“…mi casa será llamada Casa de oración
para todos los pueblos.”
Isaías 56, 7
Mis hermanos y hermanas en Cristo:
¿Cuál es la línea divisoria entre nosotros? ¿Es estar usando una mascarilla o no usarla? ¿Es tener o no tener comida? ¿O vivir en una sección de la ciudad en lugar de otra? ¿Es el color de la piel? ¿Es una denominación religiosa en lugar de otra? ¿Es la nacionalidad de uno en lugar de la de otro? ¿Es el partido político al que profesamos? ¿Es viejo en lugar de joven?
Desde el principio de los tiempos y a lo largo de los siglos, Dios nos ha llamado para sí y nos ha declarado sagrados porque somos “la única criatura en la tierra a la que Dios ha amado por sí misma, y sólo él está llamado a participar, por el conocimiento y el amor, en la vida de Dios. Para este fin fue creado, y ésta es la razón fundamental de su dignidad” (CCC 356). “Por haber sido hecho a imagen de Dios, el ser humano tiene la dignidad de persona, no es solamente algo, sino alguien” (CIC 357).
A lo largo de su caminar por la tierra, Jesús vivió el ejemplo de la inclusión. Él sirvió a personas de diferentes nacionalidades, religiones, estatus económico, habilidad y estatura. Los llamó a todos para sí. Él curó al siervo del centurión romano y cruzó a la Decápolis para predicar y alimentar a miles. Jesús no excluyó al “otro” de Su presencia. Cuando excluimos a las personas debido a sus diferencias, no estamos viviendo nuestra fe como Jesús nos enseñó a vivirla.
Sabemos que el ministerio de Jesús estuvo salpicado de discordia. La gente no estaba segura de quién era Jesús en realidad. La política creó su propio subterfugio con el propósito del Mesías. Los fariseos pensaban que el Mesías debería ser un Rey, no un humilde carpintero o predicador itinerante, confiando en la bondad de los demás para Su sustento físico. En algunos aspectos, Jesús era el marginado porque era judío o por su fe en el único Dios verdadero.

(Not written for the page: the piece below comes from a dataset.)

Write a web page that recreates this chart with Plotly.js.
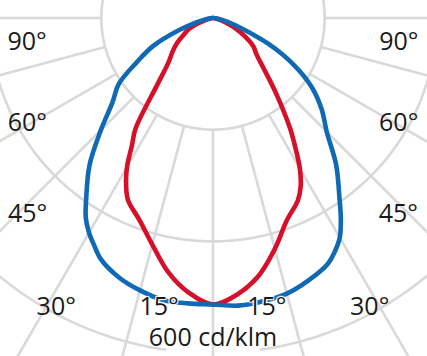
<!DOCTYPE html>
<html>
<head>
<meta charset="utf-8">
<script src="https://cdn.plot.ly/plotly-3.0.1.min.js"></script>
<style>
  html, body { margin: 0; padding: 0; width: 427px; height: 356px; overflow: hidden; background: #ffffff; }
  #plot { position: absolute; left: -217px; top: -412px; width: 860px; height: 860px; }
</style>
</head>
<body>
<div id="plot"></div>
<script>
// Polar angles (deg from nadir) and luminous intensity (cd/klm)
const gamma     = [0, 5, 10, 15, 20, 25, 27.5, 30, 32.5, 35, 40, 45, 50, 55, 60, 65, 70, 75, 80, 85, 90];
const blueLeft  = [513, 513, 513, 505, 494, 476, 460, 444, 424, 396, 344, 284, 235, 206, 157, 118, 68, 32, 14, 4, 0];
const blueRight = [513, 517, 515, 511, 500, 486, 472, 454, 426, 395, 343, 288, 254, 216, 166, 109, 54, 27, 11, 4, 0];
const redLeft   = [513, 494, 462, 420, 385, 360, 337, 308, 270, 242, 154, 113, 95, 79, 61, 48, 29, 14, 5, 2, 0];
const redRight  = [513, 497, 469, 428, 386, 360, 340, 311, 274, 240, 175, 129, 102, 88, 66, 45, 25, 13, 5, 2, 0];

// grid
const ringValues  = [200, 400, 600];
const spokeAngles = [-90, -75, -60, -45, -30, -15, 0, 15, 30, 45, 60, 75, 90];

// labels
const labelText  = ['90°', '90°', '60°', '60°', '45°', '45°', '30°', '30°'];
const labelTheta = [-82.2, 82.2, -60, 60, -43.2, 43.2, -28.3, 28.3];
const labelR     = [336, 336, 384, 384, 485, 485, 592, 592];
const label15Text  = ['15°', '15°'];
const label15Theta = [-10.5, 10.5];
const label15R     = [529, 529];
const unitText = '600 cd/klm';

function buildCurve(left, right) {
  const th = [], r = [];
  for (let i = gamma.length - 1; i >= 1; i--) { th.push(-gamma[i]); r.push(left[i]); }
  th.push(0); r.push(left[0]);
  for (let i = 1; i < gamma.length; i++) { th.push(gamma[i]); r.push(right[i]); }
  return { th, r };
}

const gridColor = '#d9d9d9';
const traces = [];

// rings
ringValues.forEach(function (v, idx) {
  const th = [], r = [];
  if (idx === 2) {
    for (let a = -180; a <= -8; a += 1) { th.push(a); r.push(v); }
    th.push(null); r.push(null);
    for (let a = 8; a <= 180; a += 1) { th.push(a); r.push(v); }
  } else {
    for (let a = -180; a <= 180; a += 1) { th.push(a); r.push(v); }
  }
  traces.push({ type: 'scatterpolar', mode: 'lines', r: r, theta: th,
    line: { color: gridColor, width: 2.6 }, hoverinfo: 'skip', showlegend: false, connectgaps: false });
});

// spokes
(function () {
  const th = [], r = [];
  spokeAngles.forEach(function (a) { th.push(a, a, null); r.push(ringValues[0], 800, null); });
  traces.push({ type: 'scatterpolar', mode: 'lines', r: r, theta: th,
    line: { color: gridColor, width: 2.6 }, hoverinfo: 'skip', showlegend: false, connectgaps: false });
})();

// curves
const red = buildCurve(redLeft, redRight);
traces.push({ type: 'scatterpolar', mode: 'lines', r: red.r, theta: red.th,
  line: { color: '#d7102a', width: 4.6, shape: 'spline', smoothing: 1.0 }, showlegend: false });
const blue = buildCurve(blueLeft, blueRight);
traces.push({ type: 'scatterpolar', mode: 'lines', r: blue.r, theta: blue.th,
  line: { color: '#0f69b4', width: 4.6, shape: 'spline', smoothing: 1.0 }, showlegend: false });

const fontFam = 'Open Sans, Noto Sans, sans-serif';
traces.push({ type: 'scatterpolar', mode: 'text', r: labelR, theta: labelTheta, text: labelText,
  textposition: 'middle center', textfont: { family: fontFam, size: 25, color: '#1a1a1a' },
  hoverinfo: 'skip', showlegend: false });
traces.push({ type: 'scatterpolar', mode: 'text', r: label15R, theta: label15Theta, text: label15Text,
  textposition: 'middle center',
  textfont: { family: fontFam, size: 25, color: '#1a1a1a',
    shadow: '1px 1px 1px #fff, -1px -1px 1px #fff, 1px -1px 1px #fff, -1px 1px 1px #fff' },
  hoverinfo: 'skip', showlegend: false });
traces.push({ type: 'scatterpolar', mode: 'text', r: [576], theta: [0], text: [unitText],
  textposition: 'middle center', textfont: { family: fontFam, size: 25, color: '#1a1a1a' },
  hoverinfo: 'skip', showlegend: false });

const layout = {
  width: 860, height: 860,
  margin: { l: 0, r: 0, t: 0, b: 0, pad: 0 },
  paper_bgcolor: '#ffffff',
  showlegend: false,
  polar: {
    domain: { x: [0, 1], y: [0, 1] },
    bgcolor: '#ffffff',
    radialaxis: { range: [0, 770], visible: false, showgrid: false, showline: false, showticklabels: false, ticks: '' },
    angularaxis: { rotation: -90, direction: 'counterclockwise', visible: false, showgrid: false, showline: false,
      showticklabels: false, ticks: '' }
  }
};

Plotly.newPlot('plot', traces, layout, { staticPlot: true, displayModeBar: false, responsive: false });
</script>
</body>
</html>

Dios nos llama a contagiar al mundo de esperanza. En nuestra profesión de fe, en nuestro amor a Dios, no hay cabida para la infección del odio. Las palabras que hablamos entre nosotros deben ser un refugio de esta esperanza. Nuestras conversaciones deben reflejar el amor de Dios. Las palabras pueden incluir o dividir. El Papa Francisco nos anima a “prestar atención a la frecuencia con la que repetimos y acentuamos determinadas palabras”. Entonces descubriremos si nuestras conversaciones, nuestras publicaciones en Facebook, nuestros textos, nuestras fotos, transmiten la dignidad de todas las personas. Entonces descubriremos si nuestra casa es una oración para todos los pueblos.
¿A quién te resulta difícil agradar o aceptar? Jesús desafía nuestras divisiones y límites con los brazos abiertos para dar la bienvenida. En la Plegaria Eucarística escuchamos esas extraordinarias palabras: “Cumpliendo Tu voluntad y ganando para ti un pueblo santo, extendió Sus manos mientras soportaba Su pasión, para romper el vínculo de la muerte y manifestar la resurrección”.
Que cada uno de nosotros extienda sus manos, su corazón para ganar para Él un pueblo santo, llevando a todos al abrazo de Dios para que nadie se quede fuera. Que esta ofrenda sea una casa de oración para todos los pueblos.